British Columbia practitioners were shocked by paragraph 85(1)(f) of the Family Law Act (British Columbia), which was brought into force on March 18, 2013, because it effectively presumes that property held by a discretionary trust is 100% owned by a spouse/beneficiary for the purposes of the division of family property rules. Specifically, paragraph 85(1)(f) provides that to the extent that property held by a discretionary trust has grown in value from marriage, or the beginning of a common-law relationship, until the settlement of the division of family property claim following a separation that property is “excluded property”. Excluded property is a subset of family property; only the growth in value of excluded property is family property.

Section 96 of the Family Law Act provides that the British Columbia Supreme Court normally cannot order a division of excluded property.
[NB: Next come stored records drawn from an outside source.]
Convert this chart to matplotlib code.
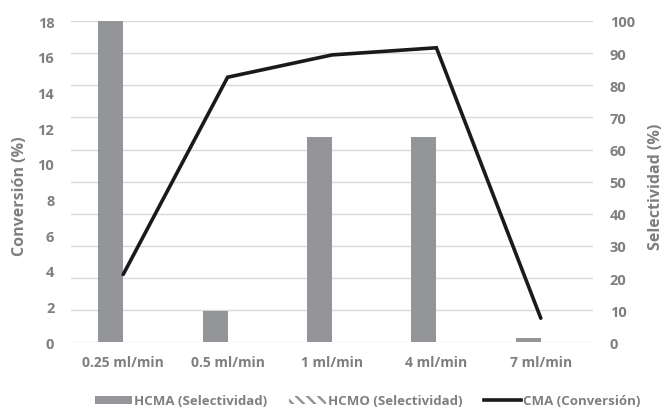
import matplotlib
matplotlib.use("Agg")
import matplotlib.pyplot as plt
import numpy as np
from matplotlib.patches import Patch
from matplotlib.lines import Line2D

categories = ["0.25 ml/min", "0.5 ml/min", "1 ml/min", "4 ml/min", "7 ml/min"]
hcma_selectividad = [100, 9.6, 63.9, 64.0, 1.3]
hcmo_selectividad = [0, 0, 0, 0, 0]
cma_conversion = [3.8, 14.85, 16.1, 16.5, 1.35]
left_ticks = [0, 2, 4, 6, 8, 10, 12, 14, 16, 18]
right_ticks = [0, 10, 20, 30, 40, 50, 60, 70, 80, 90, 100]

plt.rcParams['font.family'] = ['Open Sans', 'DejaVu Sans']
plt.rcParams['font.weight'] = 'bold'
plt.rcParams['axes.labelweight'] = 'bold'
plt.rcParams['hatch.color'] = '#939598'
plt.rcParams['hatch.linewidth'] = 1.8
txt = '#7f7f7f'
bar_c = '#939598'

fig = plt.figure(figsize=(6.65, 4.14), dpi=100)
ax = fig.add_axes([71/665, 1-343.3/414, (593-71)/665, (343.3-22)/414])
ax2 = ax.twinx()

x = np.arange(len(categories))
w = 0.24
ax2.bar(x - w/2, hcma_selectividad, width=w, color=bar_c, zorder=2)
ax2.bar(x + w/2, hcmo_selectividad, width=w, facecolor='white', edgecolor=bar_c,
        hatch='\\\\\\', linewidth=0, zorder=2)
ax.plot(x, cma_conversion, color='#1a1a1a', lw=2.6, solid_capstyle='round',
        solid_joinstyle='miter', zorder=5)

ax.set_zorder(ax2.get_zorder() + 1)
ax.patch.set_visible(False)

ax.set_xlim(-0.5, 4.5)
ax.set_ylim(0, 18)
ax2.set_ylim(0, 100)
ax.set_yticks(left_ticks)
ax2.set_yticks(right_ticks)
ax.set_xticks(x)
ax.set_xticklabels(categories)

for a in (ax, ax2):
    for s in a.spines.values():
        s.set_visible(False)
    a.tick_params(length=0, colors=txt, labelsize=10.5)
ax.tick_params(axis='x', labelsize=10, pad=9)
ax.tick_params(axis='y', pad=12)
ax2.tick_params(axis='y', pad=12)

ax2.yaxis.grid(True, color='#d9d9d9', lw=1.0, zorder=0)
ax2.set_axisbelow(True)

ax.set_ylabel("Conversión (%)", color=txt, fontsize=11.5, va='center')
ax2.set_ylabel("Selectividad (%)", color=txt, fontsize=11.5, va='center')
ax.yaxis.set_label_coords(-0.098, 0.458)
ax2.yaxis.set_label_coords(1.121, 0.488)

handles = [Patch(facecolor=bar_c, edgecolor='none'),
           Patch(facecolor='white', edgecolor=bar_c, hatch='\\\\\\', linewidth=0),
           Line2D([0], [0], color='#1a1a1a', lw=2.6)]
labels = ["HCMA (Selectividad)", "HCMO (Selectividad)", "CMA (Conversión)"]
leg = fig.legend(handles, labels, loc='center', bbox_to_anchor=(0.553, 1-402/414),
                 ncol=3, frameon=False, fontsize=9.5, handlelength=2.8,
                 handletextpad=0.2, columnspacing=1.6, handleheight=0.6)
for t in leg.get_texts():
    t.set_color(txt)

fig.savefig("out.png", dpi=100)
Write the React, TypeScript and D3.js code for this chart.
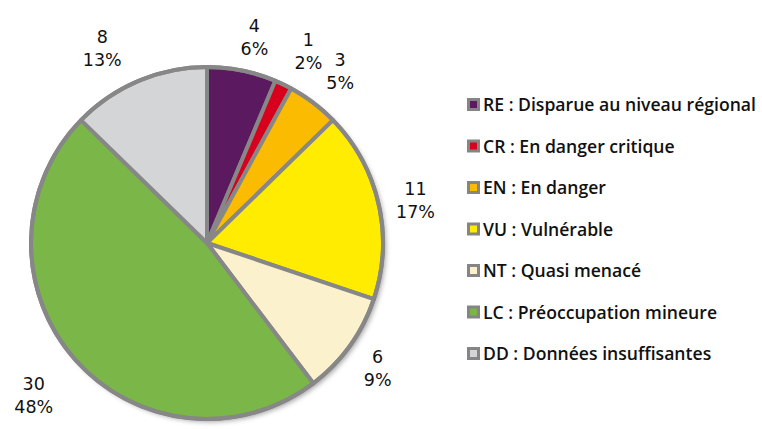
import { useEffect, useRef } from 'react';
import * as d3 from 'd3';

const codes = ['RE', 'CR', 'EN', 'VU', 'NT', 'LC', 'DD'];
const names = [
  'Disparue au niveau régional',
  'En danger critique',
  'En danger',
  'Vulnérable',
  'Quasi menacé',
  'Préoccupation mineure',
  'Données insuffisantes',
];
const counts = [4, 1, 3, 11, 6, 30, 8];
const percents = ['6%', '2%', '5%', '17%', '9%', '48%', '13%'];
const colors = ['#5b1a5f', '#d8001c', '#fbbb00', '#ffec00', '#fbf1cd', '#7ab648', '#d4d5d7'];

// label placement tweaks (best-fit style, like the original)
const labelDist = [212, 218, 218, 213, 211, 230, 222];
const labelTurn = [1.5, 2, 0.5, 1, 0.3, 0.3, -5.3];

export default function App() {
  const svgRef = useRef<SVGSVGElement>(null);

  useEffect(() => {
    if (!svgRef.current) return;
    const svg = d3.select(svgRef.current);
    svg.selectAll('*').remove();

    const cx = 207;
    const cy = 243;
    const radius = 176;

    const defs = svg.append('defs');
    const filter = defs.append('filter').attr('id', 'shadow')
      .attr('x', '-10%').attr('y', '-10%').attr('width', '120%').attr('height', '120%');
    filter.append('feDropShadow')
      .attr('dx', 3).attr('dy', 3).attr('stdDeviation', 2.5)
      .attr('flood-color', '#000').attr('flood-opacity', 0.35);

    const pie = d3.pie<number>().sort(null).value(d => d);
    const arcs = pie(counts);
    const arc = d3.arc<d3.PieArcDatum<number>>().innerRadius(0).outerRadius(radius);

    const g = svg.append('g').attr('transform', `translate(${cx},${cy})`);

    g.append('circle')
      .attr('r', radius)
      .attr('fill', '#878787')
      .attr('filter', 'url(#shadow)');

    g.selectAll('path.slice')
      .data(arcs)
      .join('path')
      .attr('class', 'slice')
      .attr('d', arc)
      .attr('fill', (_, i) => colors[i])
      .attr('stroke', '#878787')
      .attr('stroke-width', 4)
      .attr('stroke-linejoin', 'round');

    g.append('circle')
      .attr('r', radius)
      .attr('fill', 'none')
      .attr('stroke', '#878787')
      .attr('stroke-width', 4);

    // labels outside the pie
    const labels = g.selectAll('text.lbl')
      .data(arcs)
      .join('text')
      .attr('class', 'lbl')
      .attr('font-family', 'DejaVu Sans, sans-serif')
      .attr('font-size', 17.5)
      .attr('fill', '#111')
      .attr('text-anchor', 'middle')
      .attr('transform', (d, i) => {
        const mid = (d.startAngle + d.endAngle) / 2 + labelTurn[i] * Math.PI / 180;
        const r = labelDist[i];
        return `translate(${r * Math.sin(mid)},${-r * Math.cos(mid)})`;
      });
    labels.append('tspan').attr('x', 0).attr('dy', -4).text(d => d.data);
    labels.append('tspan').attr('x', 0).attr('dy', 23).text((_, i) => percents[i]);

    // legend
    const legendY = d3.scaleLinear().domain([0, codes.length - 1]).range([111, 360]);
    const rows = svg.append('g').selectAll('g')
      .data(codes)
      .join('g')
      .attr('transform', (_, i) => `translate(467,${legendY(i)})`);
    rows.append('rect')
      .attr('x', 0).attr('y', -13).attr('width', 13).attr('height', 13)
      .attr('fill', '#858585');
    rows.append('rect')
      .attr('x', 3).attr('y', -10).attr('width', 7).attr('height', 7)
      .attr('fill', (_, i) => colors[i]);
    rows.append('text')
      .attr('x', 16)
      .attr('y', 0)
      .attr('font-family', 'Open Sans, sans-serif')
      .attr('font-weight', 600)
      .attr('font-size', 17.6)
      .attr('fill', '#111')
      .text((c, i) => `${c} : ${names[i]}`);
  }, []);

  return (
    <svg
      ref={svgRef}
      width={762}
      height={429}
      style={{ position: 'absolute', left: 0, top: 0, background: '#fff' }}
    />
  );
}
However, this means that a spouse/beneficiary will be required to account for the growth in assets of a discretionary trust as his or her family property even though the spouse/beneficiary may never receive any assets from the trust. It is only a presumption because subsection 95(1) of the Family Law Act permits the British Columbia Supreme Court to order an unequal division of family property if it would be “significantly unfair” to divide family property equally.

Given that paragraph 85(1)(f) can apply to spouse/beneficiaries of trusts created many years ago (see section 252 of the Family Law Act), it is easy to envisage situations where multiple claims could be made against spouse/beneficiaries of the same trust in respect of the same trust property.

A detailed discussion can be found in Property Held by Discretionary Trusts and the Family Law Act which is a paper presented at the 2012 British Columbia Tax Conference sponsored by the Canadian Tax Foundation.

On March 3, 2014, the British Columbia government tabled Bill 14, Justice Statutes Amendment Act, 2014 which proposes to change, inter alia, paragraph 85(1)(f) of the Family Law Act so that only a spouse’s beneficial interest in property held by a discretionary trust (i) to which the spouse did not contribute and (ii) that is settled by a person other than the spouse will be excluded property.

Existing paragraph 85(1)(f) avoids the difficulties associated with valuing an interest in a discretionary trust by providing that the property of the trust is excluded property. Draft paragraph 85(1)(f) provides that only a spouse’s beneficial interest in the property held by a discretionary trust is excluded property.

Although it is trite trust law that the beneficiary of a discretionary trust normally has no beneficial interest in trust property, it is unlikely that the British Columbia Supreme Court will treat draft paragraph 85(1)(f) as a nullity because that language should be read in a common rather than technical fashion and in a fashion that permits draft paragraph 85(1)(f) to serve a useful purpose (see for instance Williams v. R. [2005] 4 C.T.C. 2499).

Will draft paragraph 85(1)(f) invite judges of the British Columbia Supreme Court to attach significant value to a spouse’s beneficial interest in the property held by a discretionary trust as was done in Sagl v Sagl, [1997] OJ No. 2837 (OCJ Gen. Div.) where Macdonald, J. acknowledged that a pro rata valuation of an interest in a discretionary trust involved “turning trust law upside-down”? Normally, that will not be possible because the Family Law Act, unlike the old Family Relations Act (British Columbia), provides in paragraph 87(a) that the value of family property must be based on its fair market value.

While you might question the way in which draft paragraph 85(1)(f) proposes to fix the existing problem, perhaps the intention is to leave the status of discretionary trusts as uncertain under the Family Law Act as under the Family Relations Act. The Family Relations Act was first enacted in 1978 and I believe it is reasonable to say that the status of an interest in a discretionary trust is a family asset has never been clearly resolved. Certainly, this is an issue still being debated in division of family property disputes under the Family Relations Act. I think most would agree that the “old status quo”, although less than perfect, is significantly better than the “new status quo.”

Section 73 of the Justice Statutes Amendment Act, 2014 provides that the changes to the Family Relations Act come into force by regulation rather than by Royal Assent. Accordingly, draft paragraph 85(1)(f) will not apply with retroactive effect.